## WHAT IS EXPECTED
Set the listing down again exactly, please, apart from its pictures.

## DATA SECTION

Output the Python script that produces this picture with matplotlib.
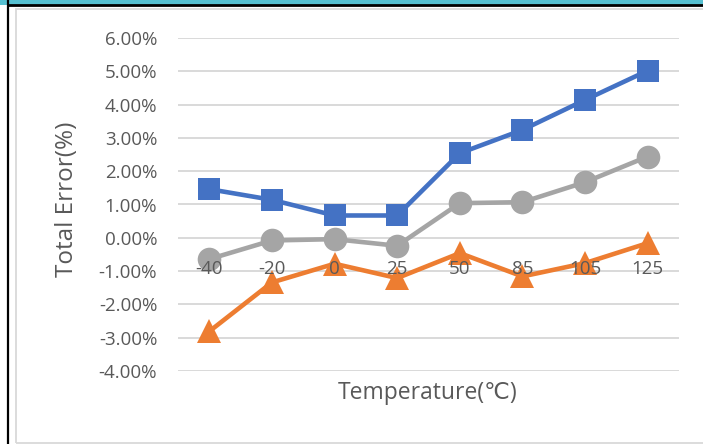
import matplotlib
matplotlib.use("Agg")
import matplotlib.pyplot as plt
from matplotlib.lines import Line2D
from matplotlib.patches import Rectangle
from matplotlib.ticker import FuncFormatter

# Temperature points (°C) and measured total error (%) for three units
temperatures = ["-40", "-20", "0", "25", "50", "85", "105", "125"]
series_max = [1.46, 1.14, 0.67, 0.67, 2.54, 3.24, 4.14, 5.02]
series_min = [-2.81, -1.34, -0.78, -1.21, -0.46, -1.16, -0.76, -0.16]
series_typ = [-0.64, -0.08, -0.04, -0.24, 1.04, 1.07, 1.67, 2.44]
y_ticks = [6, 5, 4, 3, 2, 1, 0, -1, -2, -3, -4]

W, H = 703, 444
fig = plt.figure(figsize=(W / 100, H / 100), dpi=100)
fig.patch.set_facecolor("white")

# sheet decorations around the chart object
fig.add_artist(Rectangle((0, 1 - 5 / H), 1, 5 / H, transform=fig.transFigure,
                         facecolor="#55BFD0", edgecolor="none", zorder=0))
fig.add_artist(Line2D([8 / W, 1], [1 - 5.5 / H, 1 - 5.5 / H], transform=fig.transFigure,
                      color="black", lw=2.0))
fig.add_artist(Line2D([8 / W, 8 / W], [0, 1], transform=fig.transFigure,
                      color="black", lw=1.6))
fig.add_artist(Rectangle((15.5 / W, 1 / H), (W + 10) / W, (H - 10) / H,
                         transform=fig.transFigure, facecolor="none",
                         edgecolor="#D9D9D9", lw=1.3))

ax = fig.add_axes([178 / W, 1 - 371 / H, (679 - 178) / W, (371 - 38) / H])
x = list(range(len(temperatures)))

ax.plot(x, series_min, color="#ED7D31", lw=3.3, marker="^", markersize=17,
        markeredgewidth=0, solid_capstyle="round", zorder=3)
ax.plot(x, series_typ, color="#A5A5A5", lw=3.3, marker="o", markersize=17,
        markeredgewidth=0, solid_capstyle="round", zorder=3)
ax.plot(x, series_max, color="#4472C4", lw=3.3, marker="s", markersize=16,
        markeredgewidth=0, solid_capstyle="round", zorder=4)

ax.set_xlim(-0.5, len(temperatures) - 0.5)
ax.set_ylim(-4, 6)
ax.set_yticks(y_ticks)
ax.yaxis.set_major_formatter(FuncFormatter(lambda v, p: f"{v:.2f}%"))
ax.set_xticks(x)
ax.set_xticklabels([])

ax.grid(axis="y", color="#D9D9D9", lw=1.4)
ax.set_axisbelow(True)
for s in ax.spines.values():
    s.set_visible(False)

font = ["Open Sans", "DejaVu Sans"]
tick_size = 13.5
ax.tick_params(axis="y", length=0, pad=15, labelsize=tick_size, labelcolor="#595959")
ax.tick_params(axis="x", length=0)
for lbl in ax.get_yticklabels():
    lbl.set_family(font)

# category labels sit just under the zero line, drawn over the series
for xi, t in zip(x, temperatures):
    ax.annotate(t, xy=(xi, 0), xytext=(0, -22.5), textcoords="offset points",
                ha="center", va="center", fontsize=tick_size, color="#595959",
                family=font, zorder=6, annotation_clip=False)

fig.text(67 / W, 1 - 199 / H, "Total Error(%)", rotation=90, ha="center", va="center",
         fontsize=17.5, color="#595959", family=font)
fig.text(428 / W, 1 - 393 / H, "Temperature(℃)", ha="center", va="center",
         fontsize=16.5, color="#595959", family=font)

fig.savefig("out.png", dpi=100, facecolor="white")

## FINISHED EXERCISE
Output the Python script that produces this picture with matplotlib.
import matplotlib
matplotlib.use("Agg")
import matplotlib.pyplot as plt
from matplotlib.lines import Line2D
from matplotlib.patches import Rectangle
from matplotlib.ticker import FuncFormatter

# Temperature points (°C) and measured total error (%) for three units
temperatures = ["-40", "-20", "0", "25", "50", "85", "105", "125"]
series_max = [1.46, 1.14, 0.67, 0.67, 2.54, 3.24, 4.14, 5.02]
series_min = [-2.81, -1.34, -0.78, -1.21, -0.46, -1.16, -0.76, -0.16]
series_typ = [-0.64, -0.08, -0.04, -0.24, 1.04, 1.07, 1.67, 2.44]
y_ticks = [6, 5, 4, 3, 2, 1, 0, -1, -2, -3, -4]

W, H = 703, 444
fig = plt.figure(figsize=(W / 100, H / 100), dpi=100)
fig.patch.set_facecolor("white")

# sheet decorations around the chart object
fig.add_artist(Rectangle((0, 1 - 5 / H), 1, 5 / H, transform=fig.transFigure,
                         facecolor="#55BFD0", edgecolor="none", zorder=0))
fig.add_artist(Line2D([8 / W, 1], [1 - 5.5 / H, 1 - 5.5 / H], transform=fig.transFigure,
                      color="black", lw=2.0))
fig.add_artist(Line2D([8 / W, 8 / W], [0, 1], transform=fig.transFigure,
                      color="black", lw=1.6))
fig.add_artist(Rectangle((15.5 / W, 1 / H), (W + 10) / W, (H - 10) / H,
                         transform=fig.transFigure, facecolor="none",
                         edgecolor="#D9D9D9", lw=1.3))

ax = fig.add_axes([178 / W, 1 - 371 / H, (679 - 178) / W, (371 - 38) / H])
x = list(range(len(temperatures)))

ax.plot(x, series_min, color="#ED7D31", lw=3.3, marker="^", markersize=17,
        markeredgewidth=0, solid_capstyle="round", zorder=3)
ax.plot(x, series_typ, color="#A5A5A5", lw=3.3, marker="o", markersize=17,
        markeredgewidth=0, solid_capstyle="round", zorder=3)
ax.plot(x, series_max, color="#4472C4", lw=3.3, marker="s", markersize=16,
        markeredgewidth=0, solid_capstyle="round", zorder=4)

ax.set_xlim(-0.5, len(temperatures) - 0.5)
ax.set_ylim(-4, 6)
ax.set_yticks(y_ticks)
ax.yaxis.set_major_formatter(FuncFormatter(lambda v, p: f"{v:.2f}%"))
ax.set_xticks(x)
ax.set_xticklabels([])

ax.grid(axis="y", color="#D9D9D9", lw=1.4)
ax.set_axisbelow(True)
for s in ax.spines.values():
    s.set_visible(False)

font = ["Open Sans", "DejaVu Sans"]
tick_size = 13.5
ax.tick_params(axis="y", length=0, pad=15, labelsize=tick_size, labelcolor="#595959")
ax.tick_params(axis="x", length=0)
for lbl in ax.get_yticklabels():
    lbl.set_family(font)

# category labels sit just under the zero line, drawn over the series
for xi, t in zip(x, temperatures):
    ax.annotate(t, xy=(xi, 0), xytext=(0, -22.5), textcoords="offset points",
                ha="center", va="center", fontsize=tick_size, color="#595959",
                family=font, zorder=6, annotation_clip=False)

fig.text(67 / W, 1 - 199 / H, "Total Error(%)", rotation=90, ha="center", va="center",
         fontsize=17.5, color="#595959", family=font)
fig.text(428 / W, 1 - 393 / H, "Temperature(℃)", ha="center", va="center",
         fontsize=16.5, color="#595959", family=font)

fig.savefig("out.png", dpi=100, facecolor="white")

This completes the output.